Since linoleum is both practical and affordable, it might be a smart choice for renters and homeowners looking to pinch a few bucks. Moving into a new home while trying to stay green and within budget is not easy. For those who want to make the whole relocation process sustainable, some serious budgeting is necessary. Therefore, opting for linoleum can alleviate some costs and allow everything to go according to plan.

Bamboo flooring

It’s impossible to talk about sustainable materials without mentioning bamboo. Bamboo is known for being one of the fastest-growing plants, making it much more eco-friendly than wood. It is an excellent option for those looking to achieve the hardwood look without the hardwood prices. Both are equally sturdy and long-lasting; therefore, you can rest assured knowing that the cost of bamboo won’t sacrifice its quality.

Contrary to popular belief, bamboo flooring doesn’t have to be light. It comes in different shades and styles, and you can even apply finishing products if needed.

However, it’s important to note this flooring material doesn’t always leave the smallest carbon footprint.

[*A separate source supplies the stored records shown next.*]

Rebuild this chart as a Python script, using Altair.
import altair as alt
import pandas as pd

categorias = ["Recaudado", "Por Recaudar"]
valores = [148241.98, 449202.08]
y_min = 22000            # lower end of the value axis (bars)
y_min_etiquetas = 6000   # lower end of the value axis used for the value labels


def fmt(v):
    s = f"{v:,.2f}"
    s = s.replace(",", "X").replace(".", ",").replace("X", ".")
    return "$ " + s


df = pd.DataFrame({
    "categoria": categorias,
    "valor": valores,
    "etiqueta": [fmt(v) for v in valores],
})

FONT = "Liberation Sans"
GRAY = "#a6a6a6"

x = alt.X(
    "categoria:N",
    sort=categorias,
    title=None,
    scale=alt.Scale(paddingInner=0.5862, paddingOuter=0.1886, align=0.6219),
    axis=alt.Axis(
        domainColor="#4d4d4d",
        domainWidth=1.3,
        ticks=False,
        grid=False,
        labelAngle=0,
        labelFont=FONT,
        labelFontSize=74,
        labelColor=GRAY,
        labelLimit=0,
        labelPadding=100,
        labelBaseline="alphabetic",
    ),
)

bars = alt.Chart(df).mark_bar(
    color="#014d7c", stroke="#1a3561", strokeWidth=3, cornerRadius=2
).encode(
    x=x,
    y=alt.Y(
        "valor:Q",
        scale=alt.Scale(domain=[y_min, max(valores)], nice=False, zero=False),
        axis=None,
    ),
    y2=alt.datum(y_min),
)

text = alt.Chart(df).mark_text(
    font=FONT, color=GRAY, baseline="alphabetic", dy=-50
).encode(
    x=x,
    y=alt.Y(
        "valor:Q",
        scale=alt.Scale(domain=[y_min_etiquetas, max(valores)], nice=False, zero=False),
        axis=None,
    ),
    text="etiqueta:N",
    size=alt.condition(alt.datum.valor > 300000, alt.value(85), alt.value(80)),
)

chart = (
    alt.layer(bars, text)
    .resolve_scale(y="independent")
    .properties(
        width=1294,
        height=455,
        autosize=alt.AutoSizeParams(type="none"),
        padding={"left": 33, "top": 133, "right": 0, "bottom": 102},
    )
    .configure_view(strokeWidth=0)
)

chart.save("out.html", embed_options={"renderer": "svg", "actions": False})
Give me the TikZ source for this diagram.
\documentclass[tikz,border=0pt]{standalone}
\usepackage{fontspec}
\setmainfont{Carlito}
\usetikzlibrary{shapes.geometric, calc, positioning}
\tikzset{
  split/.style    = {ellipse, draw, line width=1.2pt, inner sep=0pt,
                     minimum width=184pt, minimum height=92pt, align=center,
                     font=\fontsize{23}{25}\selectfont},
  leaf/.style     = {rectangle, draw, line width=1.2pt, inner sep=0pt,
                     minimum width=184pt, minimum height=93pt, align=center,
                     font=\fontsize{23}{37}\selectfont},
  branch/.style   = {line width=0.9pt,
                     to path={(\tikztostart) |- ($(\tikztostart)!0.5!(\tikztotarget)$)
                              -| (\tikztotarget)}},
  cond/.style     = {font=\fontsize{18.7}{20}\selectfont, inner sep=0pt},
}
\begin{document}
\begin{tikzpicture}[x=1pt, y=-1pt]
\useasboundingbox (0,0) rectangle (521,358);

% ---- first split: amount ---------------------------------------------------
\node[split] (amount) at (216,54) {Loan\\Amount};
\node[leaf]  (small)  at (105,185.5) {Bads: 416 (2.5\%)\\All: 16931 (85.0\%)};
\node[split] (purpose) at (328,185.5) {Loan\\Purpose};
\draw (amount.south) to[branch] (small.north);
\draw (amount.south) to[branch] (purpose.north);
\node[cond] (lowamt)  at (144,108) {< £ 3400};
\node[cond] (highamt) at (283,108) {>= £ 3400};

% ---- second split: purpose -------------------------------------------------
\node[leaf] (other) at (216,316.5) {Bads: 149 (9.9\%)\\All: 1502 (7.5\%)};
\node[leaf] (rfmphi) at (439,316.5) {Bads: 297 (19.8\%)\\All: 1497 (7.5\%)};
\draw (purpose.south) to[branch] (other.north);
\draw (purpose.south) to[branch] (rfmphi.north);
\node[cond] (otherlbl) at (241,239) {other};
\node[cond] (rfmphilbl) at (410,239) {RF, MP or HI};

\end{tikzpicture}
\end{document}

Bamboo grows mainly in Vietnam and China, which means it has to travel a long way to get to consumers. Instead, try to find locally manufactured (if possible) bamboo flooring with an FSC certificate to ensure it carries the least amount of green guilt possible.

Bio-based flooring panels

If you are interested in adding more personality to your home, you might want to explore unique patterns for your floor. Bio-based panels can be an excellent place to start. Sustainable paneling is usually made from wheat, sorghum, hemp, and wood – it doesn’t get much more natural than that.

Although most people think elegance and sustainability don’t go hand in hand, this couldn’t be further from the truth.

Stone tiles

Sustainable flooring options don’t lack luxury either. Stone flooring is one of the most natural and beautiful options on the market. However, its beauty usually comes with a hefty price tag. Opting for stone tiles can be an excellent choice for warmer climates. If your budget allows, that is. It is easy to maintain, and there are various types and colors of stone to choose from according to the style you want to achieve.

Final words

When exploring sustainable flooring options for your new home, it is vital to remember that you don’t need to sacrifice style in an attempt to go green. An abundance of alternatives allows you to achieve any look you want without much hassle. However, each option has its pros and cons depending on your needs and preferences. Through thorough research and careful budgeting, there truly is no limit to chic sustainability.